■ **Supplied information**
▼
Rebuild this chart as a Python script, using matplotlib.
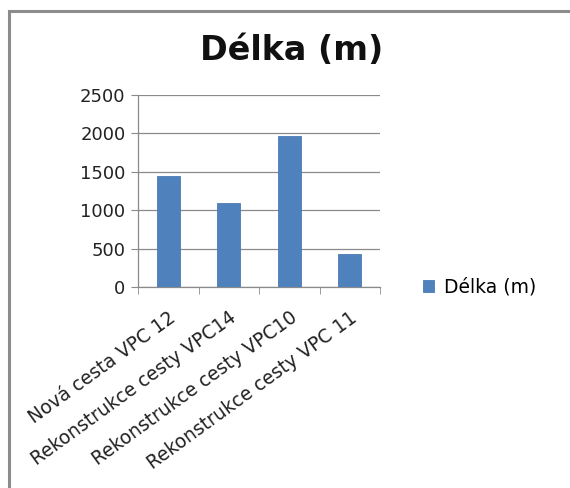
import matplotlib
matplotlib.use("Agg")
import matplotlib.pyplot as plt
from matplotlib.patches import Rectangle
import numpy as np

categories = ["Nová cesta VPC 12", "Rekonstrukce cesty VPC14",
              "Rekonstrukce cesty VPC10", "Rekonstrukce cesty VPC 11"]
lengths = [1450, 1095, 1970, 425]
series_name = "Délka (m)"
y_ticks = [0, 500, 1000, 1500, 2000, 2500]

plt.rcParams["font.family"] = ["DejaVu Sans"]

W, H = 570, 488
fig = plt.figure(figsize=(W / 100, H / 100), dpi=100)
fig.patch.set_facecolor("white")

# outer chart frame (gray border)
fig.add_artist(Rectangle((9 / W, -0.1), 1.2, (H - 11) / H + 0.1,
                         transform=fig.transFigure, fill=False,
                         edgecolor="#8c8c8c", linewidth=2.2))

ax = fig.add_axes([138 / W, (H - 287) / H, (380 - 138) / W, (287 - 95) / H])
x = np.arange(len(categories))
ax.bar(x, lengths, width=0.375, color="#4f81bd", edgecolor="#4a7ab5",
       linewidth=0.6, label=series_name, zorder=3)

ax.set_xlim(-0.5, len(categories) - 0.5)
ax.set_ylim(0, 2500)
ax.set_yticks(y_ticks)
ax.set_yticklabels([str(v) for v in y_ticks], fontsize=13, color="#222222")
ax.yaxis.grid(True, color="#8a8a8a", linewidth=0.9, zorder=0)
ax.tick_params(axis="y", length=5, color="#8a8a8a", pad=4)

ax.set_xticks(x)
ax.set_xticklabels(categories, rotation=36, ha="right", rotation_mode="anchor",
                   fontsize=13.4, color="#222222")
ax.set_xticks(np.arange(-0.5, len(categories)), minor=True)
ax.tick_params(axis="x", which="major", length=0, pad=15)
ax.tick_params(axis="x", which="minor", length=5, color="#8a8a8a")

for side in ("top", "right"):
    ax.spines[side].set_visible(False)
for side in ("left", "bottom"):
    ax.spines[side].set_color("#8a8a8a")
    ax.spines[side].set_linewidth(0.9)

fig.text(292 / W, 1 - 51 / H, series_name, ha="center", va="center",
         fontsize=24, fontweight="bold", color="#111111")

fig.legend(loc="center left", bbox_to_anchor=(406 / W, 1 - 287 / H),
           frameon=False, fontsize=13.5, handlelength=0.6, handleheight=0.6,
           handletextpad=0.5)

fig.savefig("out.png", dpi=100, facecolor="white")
▲
■ **Stated task**
Copy the material above in full and exactly, skipping pictures.

■ **Written response**
Rebuild this chart as a Python script, using matplotlib.
import matplotlib
matplotlib.use("Agg")
import matplotlib.pyplot as plt
from matplotlib.patches import Rectangle
import numpy as np

categories = ["Nová cesta VPC 12", "Rekonstrukce cesty VPC14",
              "Rekonstrukce cesty VPC10", "Rekonstrukce cesty VPC 11"]
lengths = [1450, 1095, 1970, 425]
series_name = "Délka (m)"
y_ticks = [0, 500, 1000, 1500, 2000, 2500]

plt.rcParams["font.family"] = ["DejaVu Sans"]

W, H = 570, 488
fig = plt.figure(figsize=(W / 100, H / 100), dpi=100)
fig.patch.set_facecolor("white")

# outer chart frame (gray border)
fig.add_artist(Rectangle((9 / W, -0.1), 1.2, (H - 11) / H + 0.1,
                         transform=fig.transFigure, fill=False,
                         edgecolor="#8c8c8c", linewidth=2.2))

ax = fig.add_axes([138 / W, (H - 287) / H, (380 - 138) / W, (287 - 95) / H])
x = np.arange(len(categories))
ax.bar(x, lengths, width=0.375, color="#4f81bd", edgecolor="#4a7ab5",
       linewidth=0.6, label=series_name, zorder=3)

ax.set_xlim(-0.5, len(categories) - 0.5)
ax.set_ylim(0, 2500)
ax.set_yticks(y_ticks)
ax.set_yticklabels([str(v) for v in y_ticks], fontsize=13, color="#222222")
ax.yaxis.grid(True, color="#8a8a8a", linewidth=0.9, zorder=0)
ax.tick_params(axis="y", length=5, color="#8a8a8a", pad=4)

ax.set_xticks(x)
ax.set_xticklabels(categories, rotation=36, ha="right", rotation_mode="anchor",
                   fontsize=13.4, color="#222222")
ax.set_xticks(np.arange(-0.5, len(categories)), minor=True)
ax.tick_params(axis="x", which="major", length=0, pad=15)
ax.tick_params(axis="x", which="minor", length=5, color="#8a8a8a")

for side in ("top", "right"):
    ax.spines[side].set_visible(False)
for side in ("left", "bottom"):
    ax.spines[side].set_color("#8a8a8a")
    ax.spines[side].set_linewidth(0.9)

fig.text(292 / W, 1 - 51 / H, series_name, ha="center", va="center",
         fontsize=24, fontweight="bold", color="#111111")

fig.legend(loc="center left", bbox_to_anchor=(406 / W, 1 - 287 / H),
           frameon=False, fontsize=13.5, handlelength=0.6, handleheight=0.6,
           handletextpad=0.5)

fig.savefig("out.png", dpi=100, facecolor="white")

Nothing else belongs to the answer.